After the recent ceremonial openings of the Dhaka Metro Rail or the Mass Rapid Transit-6 and the Dhaka Elevated Expressway, the city's communication sector appears to have undergone a spectacular transformation. To define it briefly, after the start of the construction of long flyovers, embarking on the two mega communication projects emerges as two major events of far-reaching impacts on the life of the greater Dhaka residents. The authorities executing the projects deserve plaudits. All of these projects have added to the facilitation of the people's life in this fast-expanding metropolis. The residents on the verge of reaping the full benefits of the new communication infrastructure now look forward to the rest left incomplete. The work on these projects goes on in full swing.
Against this backdrop, many people cannot but recall a number of communication ventures which were undertaken or planned in the past. Thanks to procrastinations, lack of coordination between different authorities and the dearth of necessary funds, many such projects have recurrently been put on the back burner. They include the dual-gauge rail lines and the high-speed trains on Dhaka-Ctg route for now. Among them, the project of the expansion of rail communication to the southeastern region, centring on the Cox's Bazar town, has stood out with its distinctive features.

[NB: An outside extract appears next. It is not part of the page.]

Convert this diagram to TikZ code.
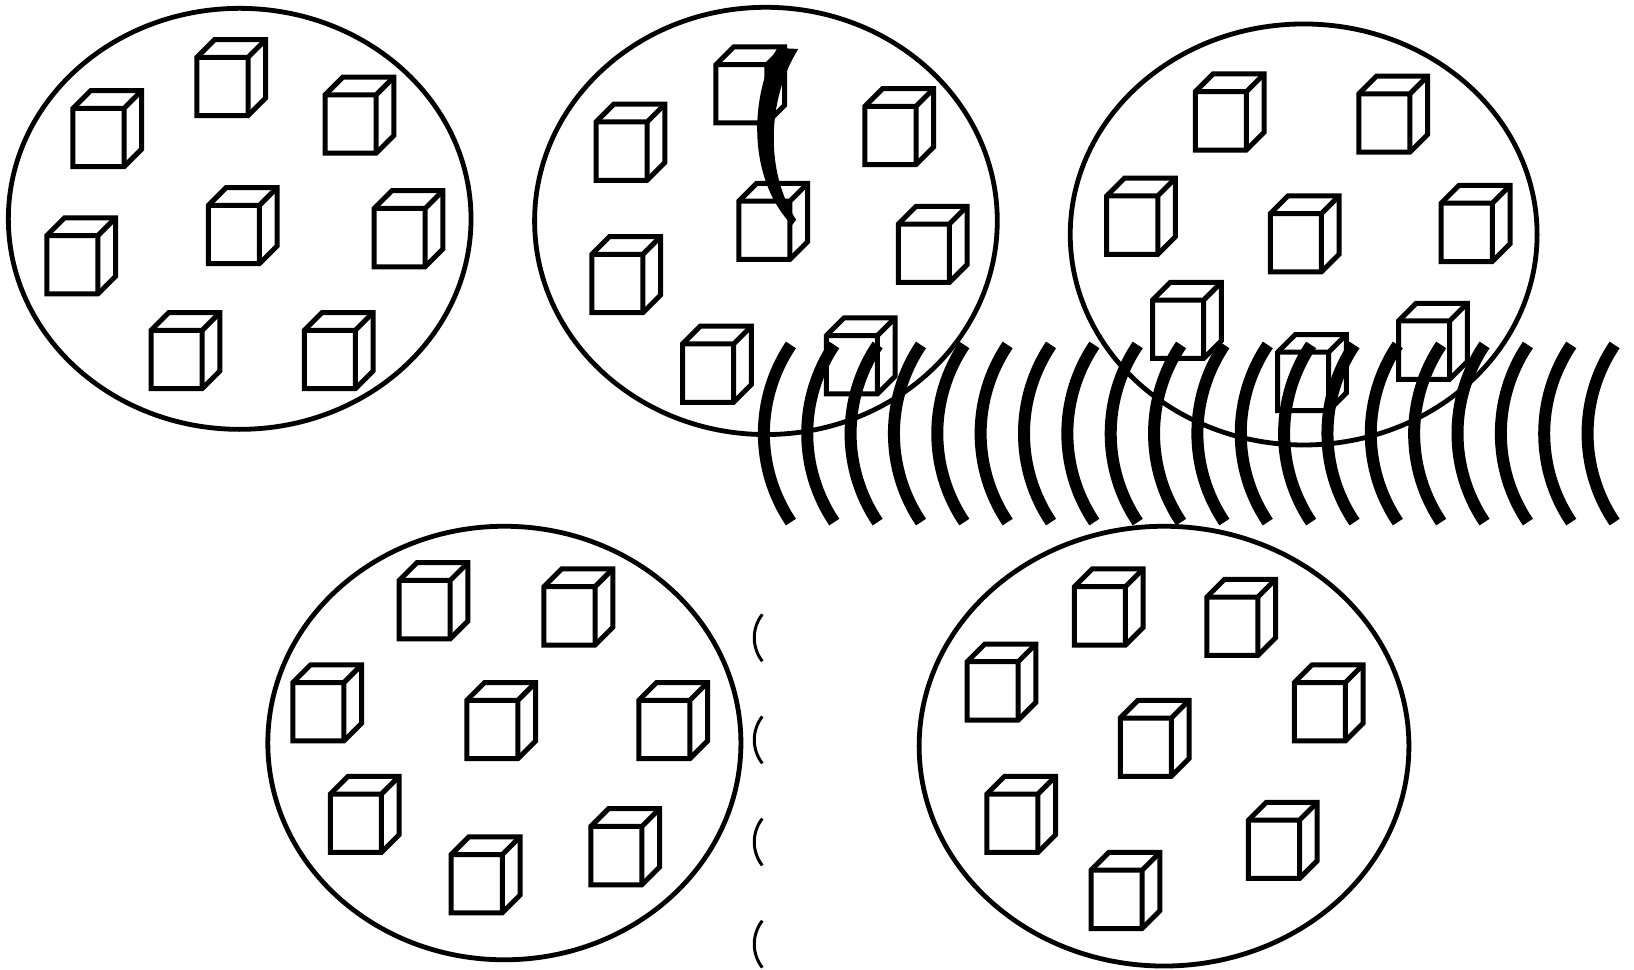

In the contexts of short-, mid- , and long-distance communication within Dhaka city and outside, a number of Dhaka dwellers cannot forget the dream of the circular waterway operating on all four sides of the city. Those who backed, and warmly welcomed, the unique project now literally feel perplexed and disillusioned. Many have travelled along the route at intervals during the time of the nearly last two decades. They may now have lost hope of seeing the circular waterway in operation again, at least in the near future. But had there been repeated all-out efforts to see the extraordinary water communication project materialise, the people of the greater Dhaka would have been greatly benefited. There was a flip side. The ground realities turned worse than those which had been prevailing in the past.
It's the people residing chiefly in the western and the northern parts of Dhaka who would have been benefited by the circular river route. The rivers comprising the fully complete waterway around Dhaka would total at six. This communication network, dependent on small motor-launches or water-buses, was supposed to connect the Sadarghat-Babubazar area with western Mohammadpur, Basila, Rayerbazar and Ashulia. In between, there were stations like Shinnir Tek, and Aminbazar in Mirpur.
The passenger vessels in the region of Dhaka north have long been replaced by trawlers filled with sands dredged from the bottom of the rivers, especially the Turag. According to the original plan, the greater Dhaka circular launch route was set up to operate and extend up to Kachpur Bridge from Ashulia to go further east up to Ichhapur. The plan of the route was taken by the policymakers dealing with both the capital's road traffic movement, plagued by gridlocks, and the prospects for an effective circular waterway. Thanks to the road traffic congestions, many students attending colleges and a university in the older part of Dhaka had to go through the gruelling experiences on the roads. There are virtually no direct bus services between Dhaka's north-western and southern points. The full operation of the circular waterway would have freed the bus travellers from the sufferings.
Apart from the commuters, the circular waterway would have benefited the traders, who had to make daily business trips between the city's western and southern points. Plans were underway to expand the route to the rivers lying in the eastern part of the capital. They include Balu and Shitalakhya on the east, Bongshi and Turag on the west, Tongi Khaal to the north, and Dhaleshwari on the western periphery. There are few fast-sprawling cities in the world in the present times which are surrounded by so many rivers.
But thanks to the unabated increase in the rivers' pollution and siltation, the small passenger vessels have found it difficult to move smoothly. A 574 km main segment of the waterway project would have witnessed the operation of the vessels. The plan for allowing small motor-launches on the route had been taken to facilitate their shuttling between places in the greater Dhaka. Thanks to the natural adversities like reduced navigability of the rivers, the shuttling of launches eventually proved quite difficult. The launches found it difficult to move from one river station to another. Apart from the drop in navigability of the Buriganga channels due to their natural shrinking caused by the dumping of solid wastes into them near Dhaka, there were many other impediments.
The continued decrease in the current of those river-branches led to the slow death of many, with their water turning stagnant. Localised dredging of the Buriganga could have saved those channels, as well as the main river upstream. Encroachments on the otherwise free-flowing rivers to the north also contributed to the hampered movement of the vessels along the waterway route.
It's the ritual of repeated closures and re-openings of the motor launch shuttling, which led to a kind of disillusionment among the few passengers who had turned to the service for convenience. With a busy waterway network in place on all its four sides, Dhaka life may emerge unparalleled. An efficiently run circular waterway can make Dhaka city a unique one in global perspective. Unfortunately, the authorities continue to dawdle over the project.